A few years back I worked for a client that was implementing cell level security on every data structure within their data warehouse. They had nearly 1,000 tables and 200,000 columns — yikes! Talking about administrative overhead. The logic was that data access should only be given on a need-to-know basis. The idea would be that users would have to request access to certain tables and columns.
Need-to-know is a term frequently used in military and government institutions that refers to granting access to sensitive information to cleared individuals. This is a good concept, but the key here is the part about “granting access to SENSITIVE data.” The key is that the information has to be classified first, then need-to-know (for cleared individuals) is applied.
Most government documents are not sensitive. This allows the administrative resources to focus on the sensitive, classified information.

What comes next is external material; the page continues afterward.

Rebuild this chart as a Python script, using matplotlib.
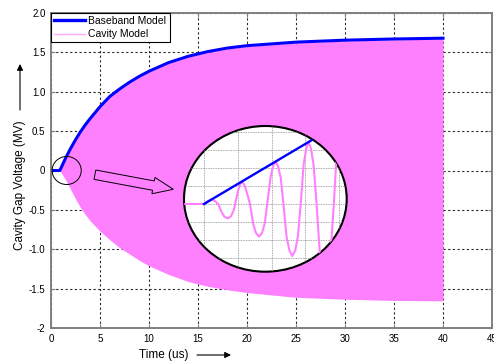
import matplotlib
matplotlib.use('Agg')
import matplotlib.pyplot as plt
from matplotlib.patches import Ellipse, FancyArrow, FancyArrowPatch
from matplotlib.lines import Line2D
from matplotlib.transforms import Affine2D

plt.rcParams['font.family'] = ['Liberation Sans', 'DejaVu Sans']

# baseband envelope (blue)
t_base = [0, 0.9, 1.5, 2, 2.5, 3, 3.5, 4, 5, 6, 7, 8, 9, 10, 12, 14, 16, 18,
          20, 25, 30, 35, 40]
v_base = [0, 0, 0.16, 0.28, 0.39, 0.49, 0.58, 0.66, 0.81, 0.94, 1.035, 1.12,
          1.195, 1.26, 1.37, 1.45, 1.51, 1.555, 1.585, 1.63, 1.655, 1.67, 1.68]

# cavity model: upper / lower envelope of the fast oscillation (magenta)
t_cav = [0, 0.9, 1.5, 2, 2.5, 3, 3.5, 4, 5, 6, 7, 8, 9, 10, 12, 14, 16, 18,
         20, 25, 30, 35, 40]
v_cav_hi = [0, 0, 0.15, 0.27, 0.38, 0.48, 0.57, 0.65, 0.80, 0.93, 1.025, 1.11,
            1.185, 1.25, 1.36, 1.44, 1.50, 1.545, 1.575, 1.62, 1.645, 1.66, 1.67]
v_cav_lo = [0, 0, -0.12, -0.24, -0.36, -0.47, -0.56, -0.64, -0.77, -0.88, -0.98,
            -1.06, -1.14, -1.21, -1.32, -1.41, -1.47, -1.515, -1.55, -1.61,
            -1.635, -1.65, -1.655]

xticks = [0, 5, 10, 15, 20, 25, 30, 35, 40, 45]
yticks = [-2, -1.5, -1, -0.5, 0, 0.5, 1, 1.5, 2]
ytick_labels = ['-2', '-1.5', '-1.0', '-0.5', '0', '0.5', '1.0', '1.5', '2.0']

# zoomed view near turn-on (grid units of the inset)
zoom_x = [-1.0, 0.03, 0.13, 0.23, 0.33, 0.42, 0.52, 0.60, 0.70, 0.80, 0.88, 0.92,
          1.01, 1.07, 1.13, 1.19, 1.26, 1.36, 1.46, 1.54, 1.63, 1.72, 1.80, 1.87,
          1.97, 2.05, 2.12, 2.19, 2.27, 2.35, 2.44, 2.53, 2.61, 2.70, 2.78, 2.86,
          2.95, 3.03, 3.09, 3.16, 3.24, 3.33, 3.42, 3.50, 3.58, 3.67, 3.75, 3.84,
          3.93, 4.01, 4.07]
zoom_y = [0, 0, 0.18, 0.26, 0.15, 0.0, -0.45, -0.70, -0.80, -0.68, -0.35, 0.0,
          0.75, 1.10, 1.24, 1.07, 0.70, 0.0, -1.15, -1.62, -1.81, -1.60, -1.05, 0.0,
          1.50, 2.15, 2.36, 2.10, 1.45, 0.0, -1.80, -2.60, -2.89, -2.58, -1.75, 0.0,
          2.25, 3.12, 3.42, 3.10, 2.20, 0.0, -2.60, -3.55, -3.90, -3.50, -2.55, 0.0,
          3.00, 4.10, 4.50]
zoom_base_x = [0, 4.0]
zoom_base_y = [0, 4.45]

W, H = 494, 363
fig = plt.figure(figsize=(W / 100, H / 100), dpi=100)
px = Affine2D().scale(1 / W, -1 / H).translate(0, 1) + fig.transFigure

ax = fig.add_axes([51 / W, 1 - 328 / H, 441 / W, 315 / H])
ax.fill_between(t_cav, v_cav_lo, v_cav_hi, color='#ff80ff', lw=0)
ax.plot(t_base, v_base, color='#0000ff', lw=2.2)
ax.set_xlim(0, 45)
ax.set_ylim(-2, 2)
ax.set_xticks(xticks)
ax.set_yticks(yticks)
ax.set_yticklabels(ytick_labels)
ax.set_axisbelow(True)
ax.grid(True, color='0.15', linestyle=(0, (2, 2.2)), linewidth=0.8)
ax.tick_params(direction='in', length=3, width=0.8, color='0.5', labelsize=7,
               top=True, right=True, pad=4)
for s in ax.spines.values():
    s.set_color('0.5')
    s.set_linewidth(1.4)

handles = [Line2D([], [], color='#0000ff', lw=2.4),
           Line2D([], [], color='#ffa8ff', lw=1.0)]
leg = ax.legend(handles, ['Baseband Model', 'Cavity Model'], loc='upper left',
                borderaxespad=0, fontsize=7.5, fancybox=False, framealpha=1,
                edgecolor='black', handlelength=3.0, handletextpad=0.3,
                labelspacing=0.3, borderpad=0.3)
leg.get_frame().set_linewidth(0.8)

# small circle around the turn-on point
ax.add_patch(Ellipse((1.6, 0), 2.97, 0.356, facecolor='none', edgecolor='black',
                     lw=0.7, zorder=5))

# outlined block arrow pointing to the zoom
fig.add_artist(FancyArrow(94.9, 174.7, 78.4, 14.6, width=9.5, head_width=16.6,
                          head_length=20.2, length_includes_head=True,
                          facecolor='none', edgecolor='black', lw=0.7,
                          transform=px))

# inset zoom inside an ellipse
ins = fig.add_axes([184 / W, 1 - 271.7 / H, 162.7 / W, 145.7 / H])
ins.set_xlim(-0.59, 4.22)
ins.set_ylim(-3.76, 4.33)
ins.axis('off')
clip = Ellipse((0.5, 0.5), 1, 1, transform=ins.transAxes, facecolor='white',
               edgecolor='none')
ins.add_patch(clip)
for gx in range(0, 5):
    ln = ins.axvline(gx, color='0.55', ls=(0, (1, 1)), lw=0.6)
    ln.set_clip_path(clip)
for gy in range(-3, 5):
    ln = ins.axhline(gy, color='0.55', ls=(0, (1, 1)), lw=0.6)
    ln.set_clip_path(clip)
l1, = ins.plot(zoom_x, zoom_y, color='#ff80ff', lw=1.5)
l2, = ins.plot(zoom_base_x, zoom_base_y, color='#0000ff', lw=1.7)
l1.set_clip_path(clip)
l2.set_clip_path(clip)
ins.add_patch(Ellipse((0.5, 0.5), 1, 1, transform=ins.transAxes,
                      facecolor='none', edgecolor='black', lw=1.5, clip_on=False))

# axis labels with arrows
fig.text(163.5, 355, 'Time (us)', transform=px, ha='center', va='center',
         fontsize=8.5)
fig.add_artist(FancyArrowPatch((197, 355), (231, 355), transform=px,
                               arrowstyle='-|>', mutation_scale=9, lw=0.8,
                               color='black', shrinkA=0, shrinkB=0))
fig.text(20, 185, 'Cavity Gap Voltage (MV)', transform=px, ha='center',
         va='center', rotation=90, fontsize=8.5)
fig.add_artist(FancyArrowPatch((20, 110), (20, 64), transform=px,
                               arrowstyle='-|>', mutation_scale=9, lw=0.8,
                               color='black', shrinkA=0, shrinkB=0))

fig.savefig('out.png', dpi=100)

The system for classifying information as Top Secret, Secret, and Confidential, has relatively stringent rules for, but also discourages the over classification of information. This is because when a document is classified, its use becomes limited.
This same phenomenon is true in the corporate world. The more a set of data is locked down, the less it will be used. Unnecessary limiting an information’s workers access to data obviously does not help the overall objectives of the organization. Big Data just magnifies this dynamic and unnecessarily restricting access to Big Data is the best way to limit its value. Unreasonably lock down Big Data, its value will be severely limited.
Now this is not to say, certain data should not be restricted. Social Security Numbers (SSN), HIPPA governed data elements, and Account numbers are a few examples. We do need solutions to restrict access to this critical information but that systems should restrict escalating those controls to information that should not be as tightly controlled.
A Classify, Separate, and Secure strategy is quite effective for securing only critical data elements. Classify information, if possible at the field/column) level, using specific, consistent, guidelines that do not unnecessarily restrict information. When we load information into a data reservoir (or data lake), we Separate sensitive information from unrestricted information. This should be executed at the column level in tables. For example, if a table has field containing SSNs, physically separate this into another table. Masking may also be appropriate, and depending on the other data elements, we may want to not the sensitive data columns into our cluster. This prevents the security escalation effect that happens when we classify a table as sensitive because of just one column of sensitive data. Lastly, we Secure the sensitive information. This may be in another directory or system (like Apache Accumolo). The objective is focus our efforts into locking down the secure information and minimizing the administrative overhead.
“Unnecessary limiting an information’s workers access to data obviously does not help the overall objectives of the organization. ”
Maybe everyone doesn’t need access every single piece of data, but if you keep all the data locked in an ivory tower than how are people supposed to use it to make better decisions?